Client turned 55 in June 2018 and his company sold the power plant he worked at in Dec 2018. 401k plan did not port over to new company which he now works at effective Dec 1 2018 and he has started a new 401k plan with them.

Can he redeem funds from old 401k plan without 10% penalty since he was age 55? Old plan shows him as terminated effective Nov 30, 2018.

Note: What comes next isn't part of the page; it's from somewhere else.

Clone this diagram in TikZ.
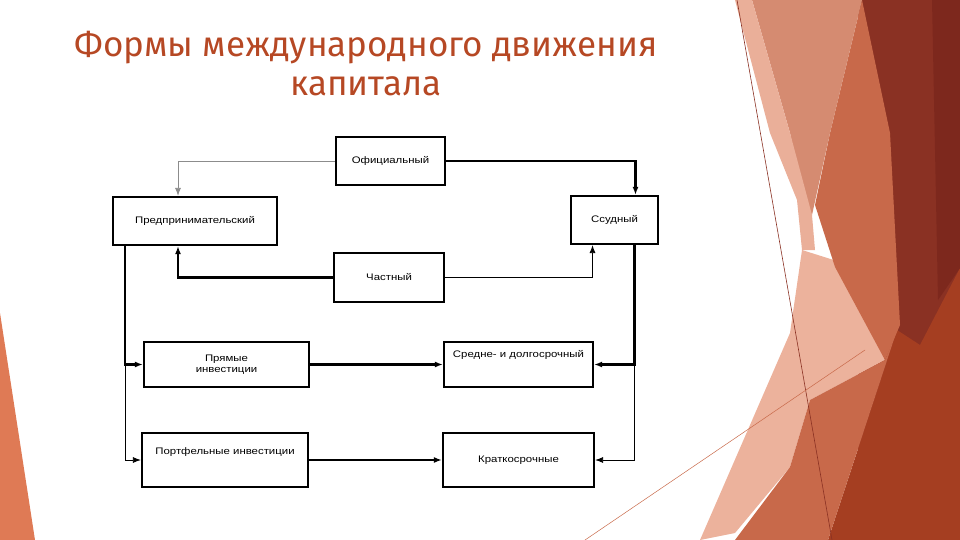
\documentclass[tikz,border=0pt]{standalone}
\usepackage{fontspec}
\setmainfont{Liberation Sans}
\newfontfamily\titlefont{Fira Sans}
\newfontfamily\boxfont{Liberation Sans}[FakeStretch=1.2]
\usetikzlibrary{positioning, arrows.meta, calc}
\definecolor{titlecol}{RGB}{182,72,36}
\definecolor{bgdark}{RGB}{138,49,35}
\definecolor{bgdarker}{RGB}{125,40,29}
\definecolor{bgred}{RGB}{165,62,33}
\definecolor{bgorange}{RGB}{200,105,74}
\definecolor{bgsalmon}{RGB}{213,139,113}
\definecolor{bgpale}{RGB}{236,178,156}
\definecolor{bgpink}{RGB}{234,175,153}
\definecolor{bgleft}{RGB}{223,122,85}

\begin{document}
\begin{tikzpicture}[x=1pt,y=-1pt,>={Latex[length=8pt,width=6pt]},
  box/.style={draw,line width=2.2pt,font=\boxfont\fontsize{9.5}{11}\selectfont,align=center,inner sep=2pt},
  heavy/.style={line width=2.2pt},
  light/.style={line width=0.8pt},
  faint/.style={line width=0.8pt,draw=black!45}]
  \useasboundingbox (0,0) rectangle (960,540);
  % slide background
  \fill[bgleft] (0,313) -- (35,540) -- (0,540) -- cycle;
  \fill[bgdark] (858,0) -- (960,0) -- (960,540) -- (858,540) -- cycle;
  \fill[bgred] (828,540) -- (897,330) -- (920,345) -- (960,268) -- (960,540) -- cycle;
  \fill[bgdarker] (932,0) -- (960,0) -- (960,268) -- (938,300) -- cycle;
  \fill[bgpale] (802,250) -- (840,262) -- (885,360) -- (810,400) -- (790,467) -- (735,533) -- (700,540) -- (790,333) -- cycle;
  \fill[bgorange] (810,400) -- (885,360) -- (897,330) -- (828,540) -- (735,540) -- (790,467) -- cycle;
  \fill[bgorange] (862,0) -- (890,133) -- (900,325) -- (885,360) -- (835,267) -- (815,205) -- (830,133) -- cycle;
  \fill[bgsalmon] (752,0) -- (862,0) -- (830,133) -- (812,215) -- (805,200) -- (790,133) -- cycle;
  \fill[bgpink] (735,0) -- (752,0) -- (790,133) -- (812,215) -- (815,250) -- (802,250) -- (797,200) -- (770,133) -- cycle;
  \draw[line width=0.6pt,bgdark] (737,0) -- (832,540);
  \draw[line width=0.5pt,bgorange] (585,540) -- (865,350);
  % title
  \node[font=\titlefont\fontsize{35}{39}\selectfont,text=titlecol,align=center] (title) at (366,64) {Формы международного движения\\капитала};
  % boxes
  \node[box,minimum width=109,minimum height=48] (off) at (390.5,161) {Официальный};
  \node[box,minimum width=164,minimum height=48] (ent) at (195,221) {Предпринимательский};
  \node[box,minimum width=87,minimum height=48] (loan) at (614.5,220) {Ссудный};
  \node[box,minimum width=110,minimum height=49] (priv) at (389,277.5) {Частный};
  \node[box,minimum width=165,minimum height=45] (direct) at (226.5,364.5) {Прямые\\инвестиции};
  \node[box,minimum width=149,minimum height=45,text height=7pt,text depth=21pt] (mid) at (518.5,364.5) {Средне- и долгосрочный};
  \node[box,minimum width=166,minimum height=54,text height=7pt,text depth=18pt] (port) at (225,460) {Портфельные инвестиции};
  \node[box,minimum width=151,minimum height=54] (short) at (518.5,460) {Краткосрочные};
  % connectors
  \coordinate (lsplit) at ([xshift=-70pt]ent.south |- direct.west);
  \coordinate (rsplit) at ([xshift=20pt]loan.south |- mid.east);
  \draw[faint,->] (off.west) -| ([xshift=-17pt]ent.north);
  \draw[heavy,->] (off.east) -| ([xshift=21pt]loan.north);
  \draw[heavy,->] (priv.west) -| ([xshift=-17pt]ent.south);
  \draw[light,->] (priv.east) -| ([xshift=-22pt]loan.south);
  \draw[heavy,->] ([xshift=-70pt]ent.south) -- (lsplit) -- (direct.west);
  \draw[light,->] (lsplit) |- (port.west);
  \draw[heavy,->] (direct.east) -- (mid.west);
  \draw[heavy,->] (port.east) -- (short.west);
  \draw[heavy,->] ([xshift=20pt]loan.south) -- (rsplit) -- (mid.east);
  \draw[light,->] (rsplit) |- (short.east);
\end{tikzpicture}
\end{document}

  • Application of the “same desk rule” will determine whether the old plan balance can be distributed. Here is an explanation of the “same desk rule”. 
  • http://www.retire.prudential.com/media/managed/samedesk.pdf
  • The old plan administrator should have this question decided by now, ie whether client can be considered separated from service. If so, the penalty exception for separation in the year turned 55 or later will eliminate the 10% penalty for distributions taken directly from the plan. In addition, even if the same desk rule does not apply, he needs to be able to take flexible distributions as needed until 59.5 in order to benefit. If the plan does not allow flexible distributions, then he may need to do an IRA rollover and set up a 72t plan. That said, if he is still working as before, he probably does not on going distributions as he would be drawing down his retirement plan balance while still working.


When a client takes a 401k redemption using the age 55 exception, is their a special code on 1099R to alert IRS of such exception or does client take care of this when filing taxes?



Yes, code 2 in Box 7. Issuers usually get this right, but if not client can file a 5329 and enter exception code 01.